Here are helpful tips for business owners in helping your employees navigate networking/business events:
- Networking events, business mixers, grand openings, etc. are an extension of the workplace and, really, the workday, so your behavior should be as professional and unimpeachable at the event as it is during the day at the office.
- Don’t get drunk or have too many drinks! There has never been an instance where having one too many drinks in front of peers, prospects, your boss or co-workers has helped someone’s career or business image. It’s best not to drink at all. be sure to check your companies code of conduct.
- For an interesting research study entitled What Really Happens at Mixers, check out the research study from the Columbia Business School.
- Set reasonable expectations. When attending an event, understand what you are there to do. Is your goal to feel out a new organization and get to know the vibe? Is it to meet ten new people? Is it to meet three our four specific people? These are all reasonable expectations and it takes a little pre planning to set these goals.

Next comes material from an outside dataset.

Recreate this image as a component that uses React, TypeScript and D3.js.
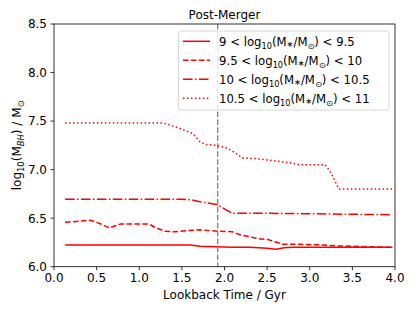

- Don’t be a card spammer. The closest thing to you throwing all of your business cards away is handing them out to anyone and everyone you meet without them asking. If you haven’t built enough rapport with someone to encourage them to ask for your card, don’t offer one.
- Take notes. When you ask for someone’s card after having a great conversation, take notes on their business card after they walk away or immediately after the event. This will help you to be more specific in your follow-up
- Introduce yourself to the organizer. A great way to get to know more about an organization and who is involved is to seek out the event organizer and introduce yourself. He/she can then help point you in the right direction and can introduce you to other attendees to get you off on the right foot
- Treat people like friends. Would you go to a friend, interrupt his/her conversation, hand over a business card, talk about yourself and then walk away? Of course not. Treat new networking relationships as you’d treat your friendships. Build rapport and trust that business will happen.
- Ask great questions. The only way to get to know someone else is to ask them genuine and thoughtful questions. It’s always best to walk away from a conversation having allowed the other person to speak more than you did. Not only will they feel great about the conversation, but you’ll have gotten to know a lot about him/her, helping you plan and execute your follow-up more thoughtfully
- Consider their network. When meeting people, it’s important to remember that even if they can’t help you directly, someone in their network probably can.
- Treat connecting like a puzzle. If you’re asking great questions and considering how you can help others, you’ll naturally start to draw connections between who you are talking to and others in your network. Offer to make these connections. Perhaps they are two people who have the same target client industry, or maybe you know that a contact of yours is looking for the service the other provides. Encourage both parties to follow up with you after they meet so you can hear what came of their interaction. It will not only pay dividends for you, it will also help you hone your matchmaking skills.
- Do NOT “work the room.” Don’t try to meet as many people as possible in a room; focus on making just a few solid connections. People can sense when you’re simply speaking with them to grab their card and go. These short interactions will not be memorable and work against you. Aim to meet a few people and begin a meaningful dialogue.
- Don’t be afraid to join in. There is nothing wrong with joining a conversation and waiting for a natural break in the chatter to introduce yourself. In most cases, the people who are already speaking will enjoy the interruption because it gives them a chance to meet someone new. If you sense that you’ve entered into a serious discussion, it’s OK to politely excuse yourself.
Is The Event Worth Your Employees Time and Effort.
Here are a few questions to ask your employee:
Here are a few questions to ask your employee:
- What is ratio between friends and strangers? Are their lots of new faces at each event or is it mostly regulars?
- What is the balance between business owners and persons wanting to sell you something?
- Does it feel like a party or a networking event? Are their clicks of friends or people only eating and drinking?
- Did you have the opportunity to strengthen an existing relationships with current customers in a meaningful way?
- How many people in the room are qualified prospects for your business? How many follow-up visits did you complete?
- How many people attended the event?
- Is the squeeze worth the juice: This will be an eye-opener! Don't just track the amount of time for the actual event or meeting. Add the amount of prep, travel and recovery (yes, recovery!) time needed. This additional time can balloon your networking time exponentially. Is their more productive things you can be doing?